2013 book by Robert Weintraub

The Victory Season: The End of World War II and the Birth of Baseball's Golden Age is a 2013 book written by Robert Weintraub whose previous work includes the New York Times best-seller The House That Ruth Built.

== Summary ==
The Victory Season focuses on the 1946 Major League Baseball season, which was the first full season that followed the end of World War II. Weintraub's book focuses on four major areas:

- Transition of baseball players from military service to professional baseball. Professional ball players were subject to the war time draft and many of them served in the different military services. Of those that served, a number of them, such as Joe DiMaggio never saw action and instead played on service baseball teams that entertained the troops. Other such as Bob Feller and Jack Lohrke saw extensive action throughout the war. Feller received numerous campaign ribbons and battle stars for his service in the Navy; Lohrke gained fame as a man who cheated death so many times, both during and after the war, he was given the nickname "Lucky" Lohrke.
- Racial integration of baseball. In 1946, baseball was still a segregated sport. Branch Rickey, the general manager of the Brooklyn Dodgers broke the racial barrier by signing Jackie Robinson as the league's first black ball player in 1946. Although he did not reach the major league level until the following season, Weintraub examines Robinson's challenges and accomplishments as a minor league player for the Montreal Royals, a Brooklyn farm team, during the 1946 season.
- Defections to the Mexican League. Upset over the continued imposition of baseball's reserve clause, combined with the owner's failure to provide meaningful pay raises, several well known baseball players accepted a Mexican millionaire's offer of significantly higher salaries to play south of the border. However, when St. Louis Cardinals star Stan Musial wavered, claiming that he couldn't break his contract with the Cardinals, the effort slowed and eventually ended when the economics of the rival league could not support the higher salaries.
- The 1946 World Series between the Boston Red Sox and the St. Louis Cardinals. The 1946 Red Sox were a baseball powerhouse featuring a heavy hitting lineup that included Ted Williams, Dom DiMaggio, Johnny Pesky, and Bobby Doerr. The pitching staff was anchored by Boo Ferriss. The Cardinals also had an impressive lineup that featured Stan Musial, Red Schoendienst, Enos Slaughter, Marty Marion, and Whitey Kurowski. Although heavily favored to win the Series, the Red Sox lost in seven games. Many people placed the blame on Pesky's failure to make a key play, allowing Slaughter to score from first base on a play that would have normally advanced him no further than third base. Pesky is quoted in the book as accepting blame for the loss.

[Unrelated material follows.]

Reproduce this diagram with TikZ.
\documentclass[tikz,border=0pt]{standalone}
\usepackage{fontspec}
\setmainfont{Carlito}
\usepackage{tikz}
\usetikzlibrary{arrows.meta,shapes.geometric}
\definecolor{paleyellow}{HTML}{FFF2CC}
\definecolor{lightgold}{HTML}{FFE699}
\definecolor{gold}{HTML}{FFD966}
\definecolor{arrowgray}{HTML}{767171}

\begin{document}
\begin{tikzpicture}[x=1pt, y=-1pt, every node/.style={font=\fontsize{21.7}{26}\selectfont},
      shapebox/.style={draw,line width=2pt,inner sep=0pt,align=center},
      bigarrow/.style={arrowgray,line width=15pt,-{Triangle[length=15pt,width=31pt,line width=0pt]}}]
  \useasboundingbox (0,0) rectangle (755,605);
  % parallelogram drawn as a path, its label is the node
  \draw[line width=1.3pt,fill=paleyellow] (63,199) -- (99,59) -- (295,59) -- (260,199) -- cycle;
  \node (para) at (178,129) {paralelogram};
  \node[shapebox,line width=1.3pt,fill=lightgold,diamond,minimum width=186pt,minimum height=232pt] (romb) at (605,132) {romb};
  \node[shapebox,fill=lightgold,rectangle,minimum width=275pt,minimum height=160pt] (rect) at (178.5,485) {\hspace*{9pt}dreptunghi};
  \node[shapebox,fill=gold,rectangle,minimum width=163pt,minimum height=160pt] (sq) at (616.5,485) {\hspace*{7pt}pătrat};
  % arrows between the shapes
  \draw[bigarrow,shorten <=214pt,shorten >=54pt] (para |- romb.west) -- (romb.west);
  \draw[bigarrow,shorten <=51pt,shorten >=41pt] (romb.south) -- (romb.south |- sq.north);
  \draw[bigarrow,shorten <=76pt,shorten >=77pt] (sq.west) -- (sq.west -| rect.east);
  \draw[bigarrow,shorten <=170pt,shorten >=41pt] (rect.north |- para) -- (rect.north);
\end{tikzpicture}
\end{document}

Weintraub covers a number of other areas in the book, to include an attempt to unionize players, life in postwar Germany, shortages and rationing in the United States, and numerous anecdotes about some of baseball's most famous personalities to include Leo Durocher, Larry MacPhail, Tom Yawkey, Pete Reiser, and others. Although not as well known to baseball fans, Weintraub also tells the story of Eiji Sawamura, the Japanese pitching star who rebuffed offers to join major league baseball and who subsequently died in World War II fighting for Japan.

== Reviews ==
Critics provided favorable reviews of the book and complimented Weintraub's "meticulous research" and ability to weave stories together in a "conversational style" that added to the books readability.

"We see a lot of baseball books each spring, but few will be more supremely entertaining than The Victory Season: The End of World War II and the Birth of Baseball's Golden Age, Robert Weintraub's chronicle of the '46 season."

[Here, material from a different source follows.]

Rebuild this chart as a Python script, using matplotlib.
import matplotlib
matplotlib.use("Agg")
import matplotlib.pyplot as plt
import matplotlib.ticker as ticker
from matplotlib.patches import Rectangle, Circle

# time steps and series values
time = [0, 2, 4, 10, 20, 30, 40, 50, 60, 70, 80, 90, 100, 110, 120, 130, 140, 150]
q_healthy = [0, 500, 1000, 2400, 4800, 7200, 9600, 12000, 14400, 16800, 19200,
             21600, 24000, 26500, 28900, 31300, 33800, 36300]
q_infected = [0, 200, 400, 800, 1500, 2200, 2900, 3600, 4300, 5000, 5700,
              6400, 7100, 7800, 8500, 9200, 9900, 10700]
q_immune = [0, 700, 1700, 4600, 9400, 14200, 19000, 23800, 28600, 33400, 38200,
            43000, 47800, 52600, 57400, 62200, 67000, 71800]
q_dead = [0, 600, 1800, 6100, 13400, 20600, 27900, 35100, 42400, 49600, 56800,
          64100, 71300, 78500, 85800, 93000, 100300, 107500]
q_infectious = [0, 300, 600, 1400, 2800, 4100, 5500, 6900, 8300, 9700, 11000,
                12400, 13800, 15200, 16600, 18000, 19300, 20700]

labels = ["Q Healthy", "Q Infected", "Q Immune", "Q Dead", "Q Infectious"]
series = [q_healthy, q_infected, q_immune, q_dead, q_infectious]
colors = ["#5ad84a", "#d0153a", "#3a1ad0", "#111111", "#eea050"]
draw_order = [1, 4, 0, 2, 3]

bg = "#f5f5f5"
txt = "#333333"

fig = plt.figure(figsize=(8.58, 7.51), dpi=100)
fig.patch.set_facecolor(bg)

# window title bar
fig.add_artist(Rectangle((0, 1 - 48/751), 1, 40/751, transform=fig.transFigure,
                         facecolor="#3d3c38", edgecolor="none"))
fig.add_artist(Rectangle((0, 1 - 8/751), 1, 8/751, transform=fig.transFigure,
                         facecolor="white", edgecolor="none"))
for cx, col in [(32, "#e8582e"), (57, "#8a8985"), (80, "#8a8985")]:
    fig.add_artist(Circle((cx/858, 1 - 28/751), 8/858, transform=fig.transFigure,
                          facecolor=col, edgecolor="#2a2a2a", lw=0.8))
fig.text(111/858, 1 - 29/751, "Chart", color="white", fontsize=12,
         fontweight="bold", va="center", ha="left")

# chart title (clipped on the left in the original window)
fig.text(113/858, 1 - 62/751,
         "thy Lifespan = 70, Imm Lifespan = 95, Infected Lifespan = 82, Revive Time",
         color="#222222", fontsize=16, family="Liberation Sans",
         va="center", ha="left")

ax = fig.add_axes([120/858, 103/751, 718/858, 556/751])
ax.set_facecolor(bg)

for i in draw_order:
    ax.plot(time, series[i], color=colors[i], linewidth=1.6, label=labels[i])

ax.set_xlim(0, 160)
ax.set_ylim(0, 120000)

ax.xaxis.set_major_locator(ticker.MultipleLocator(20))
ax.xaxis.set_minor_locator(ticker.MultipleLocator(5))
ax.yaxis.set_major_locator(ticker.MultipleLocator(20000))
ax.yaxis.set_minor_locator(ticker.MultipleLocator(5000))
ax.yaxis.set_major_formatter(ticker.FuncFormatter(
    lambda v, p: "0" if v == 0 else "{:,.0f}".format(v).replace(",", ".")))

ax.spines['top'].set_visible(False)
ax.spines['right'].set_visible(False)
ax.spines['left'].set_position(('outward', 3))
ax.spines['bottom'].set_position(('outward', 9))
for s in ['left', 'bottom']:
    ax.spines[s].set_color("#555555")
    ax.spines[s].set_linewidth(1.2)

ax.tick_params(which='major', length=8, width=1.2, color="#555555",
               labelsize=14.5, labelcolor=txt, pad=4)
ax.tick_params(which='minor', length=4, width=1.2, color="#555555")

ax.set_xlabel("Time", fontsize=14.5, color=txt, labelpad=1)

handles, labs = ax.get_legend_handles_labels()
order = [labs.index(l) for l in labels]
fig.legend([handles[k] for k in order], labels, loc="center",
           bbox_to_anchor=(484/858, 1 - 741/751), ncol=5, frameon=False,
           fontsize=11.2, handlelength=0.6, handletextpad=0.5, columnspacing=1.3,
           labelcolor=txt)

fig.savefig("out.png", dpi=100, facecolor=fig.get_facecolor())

"In The Victory Season: The End of World War II and the Birth of Baseball's Golden Age, Robert Weintraub recounts the game's joyous reacclimatization, duly honoring the fine record of service of many players, shedding light on veteran returns and underscoring significant contemporary events.

"Weintraub is a big-league storyteller, and The Victory Season confirms that baseball is in his wheelhouse. Step up to this plate. You'll watch the 2013 baseball season with a different perspective.